Directions for this task: Leave out any pictures and transcribe all other data below exactly.

Data segment:
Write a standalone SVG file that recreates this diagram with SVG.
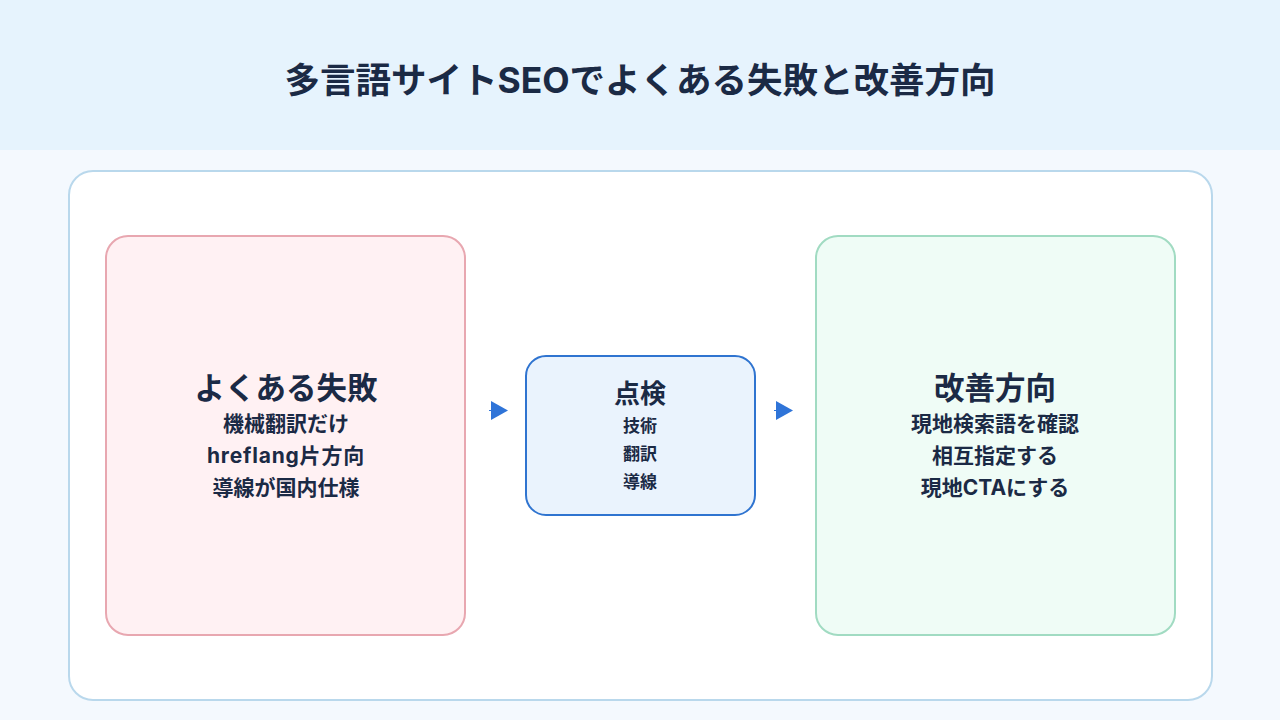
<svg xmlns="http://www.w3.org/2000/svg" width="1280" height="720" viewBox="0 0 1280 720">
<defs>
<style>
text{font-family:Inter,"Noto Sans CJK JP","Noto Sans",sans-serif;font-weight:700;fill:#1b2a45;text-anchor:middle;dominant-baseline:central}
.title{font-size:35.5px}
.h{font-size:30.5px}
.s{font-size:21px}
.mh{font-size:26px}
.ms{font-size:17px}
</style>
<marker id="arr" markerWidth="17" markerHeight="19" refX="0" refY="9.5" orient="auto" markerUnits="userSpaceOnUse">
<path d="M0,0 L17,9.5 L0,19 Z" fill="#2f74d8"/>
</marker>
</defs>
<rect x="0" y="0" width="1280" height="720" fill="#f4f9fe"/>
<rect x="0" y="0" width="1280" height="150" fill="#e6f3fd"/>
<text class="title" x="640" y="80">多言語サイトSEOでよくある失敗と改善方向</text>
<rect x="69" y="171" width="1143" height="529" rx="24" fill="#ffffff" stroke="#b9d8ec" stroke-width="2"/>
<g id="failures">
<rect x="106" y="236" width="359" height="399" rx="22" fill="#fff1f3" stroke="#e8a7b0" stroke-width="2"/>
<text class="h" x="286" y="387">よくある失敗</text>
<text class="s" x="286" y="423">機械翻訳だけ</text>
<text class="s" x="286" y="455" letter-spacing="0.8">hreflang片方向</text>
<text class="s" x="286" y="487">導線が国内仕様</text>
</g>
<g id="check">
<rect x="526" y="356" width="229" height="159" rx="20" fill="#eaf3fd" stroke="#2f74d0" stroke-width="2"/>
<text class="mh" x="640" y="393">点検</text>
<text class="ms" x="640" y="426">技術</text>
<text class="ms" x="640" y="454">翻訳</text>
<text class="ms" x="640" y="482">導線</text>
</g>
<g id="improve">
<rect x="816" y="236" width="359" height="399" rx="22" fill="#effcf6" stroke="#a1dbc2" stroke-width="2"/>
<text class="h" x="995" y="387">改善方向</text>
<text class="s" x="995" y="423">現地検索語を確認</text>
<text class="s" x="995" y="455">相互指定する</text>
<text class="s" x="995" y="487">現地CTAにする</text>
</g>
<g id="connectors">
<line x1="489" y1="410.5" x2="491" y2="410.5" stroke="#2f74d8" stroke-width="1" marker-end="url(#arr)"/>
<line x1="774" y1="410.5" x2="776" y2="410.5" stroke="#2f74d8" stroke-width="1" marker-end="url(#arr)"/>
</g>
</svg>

Result of this task:
Write a standalone SVG file that recreates this diagram with SVG.
<svg xmlns="http://www.w3.org/2000/svg" width="1280" height="720" viewBox="0 0 1280 720">
<defs>
<style>
text{font-family:Inter,"Noto Sans CJK JP","Noto Sans",sans-serif;font-weight:700;fill:#1b2a45;text-anchor:middle;dominant-baseline:central}
.title{font-size:35.5px}
.h{font-size:30.5px}
.s{font-size:21px}
.mh{font-size:26px}
.ms{font-size:17px}
</style>
<marker id="arr" markerWidth="17" markerHeight="19" refX="0" refY="9.5" orient="auto" markerUnits="userSpaceOnUse">
<path d="M0,0 L17,9.5 L0,19 Z" fill="#2f74d8"/>
</marker>
</defs>
<rect x="0" y="0" width="1280" height="720" fill="#f4f9fe"/>
<rect x="0" y="0" width="1280" height="150" fill="#e6f3fd"/>
<text class="title" x="640" y="80">多言語サイトSEOでよくある失敗と改善方向</text>
<rect x="69" y="171" width="1143" height="529" rx="24" fill="#ffffff" stroke="#b9d8ec" stroke-width="2"/>
<g id="failures">
<rect x="106" y="236" width="359" height="399" rx="22" fill="#fff1f3" stroke="#e8a7b0" stroke-width="2"/>
<text class="h" x="286" y="387">よくある失敗</text>
<text class="s" x="286" y="423">機械翻訳だけ</text>
<text class="s" x="286" y="455" letter-spacing="0.8">hreflang片方向</text>
<text class="s" x="286" y="487">導線が国内仕様</text>
</g>
<g id="check">
<rect x="526" y="356" width="229" height="159" rx="20" fill="#eaf3fd" stroke="#2f74d0" stroke-width="2"/>
<text class="mh" x="640" y="393">点検</text>
<text class="ms" x="640" y="426">技術</text>
<text class="ms" x="640" y="454">翻訳</text>
<text class="ms" x="640" y="482">導線</text>
</g>
<g id="improve">
<rect x="816" y="236" width="359" height="399" rx="22" fill="#effcf6" stroke="#a1dbc2" stroke-width="2"/>
<text class="h" x="995" y="387">改善方向</text>
<text class="s" x="995" y="423">現地検索語を確認</text>
<text class="s" x="995" y="455">相互指定する</text>
<text class="s" x="995" y="487">現地CTAにする</text>
</g>
<g id="connectors">
<line x1="489" y1="410.5" x2="491" y2="410.5" stroke="#2f74d8" stroke-width="1" marker-end="url(#arr)"/>
<line x1="774" y1="410.5" x2="776" y2="410.5" stroke="#2f74d8" stroke-width="1" marker-end="url(#arr)"/>
</g>
</svg>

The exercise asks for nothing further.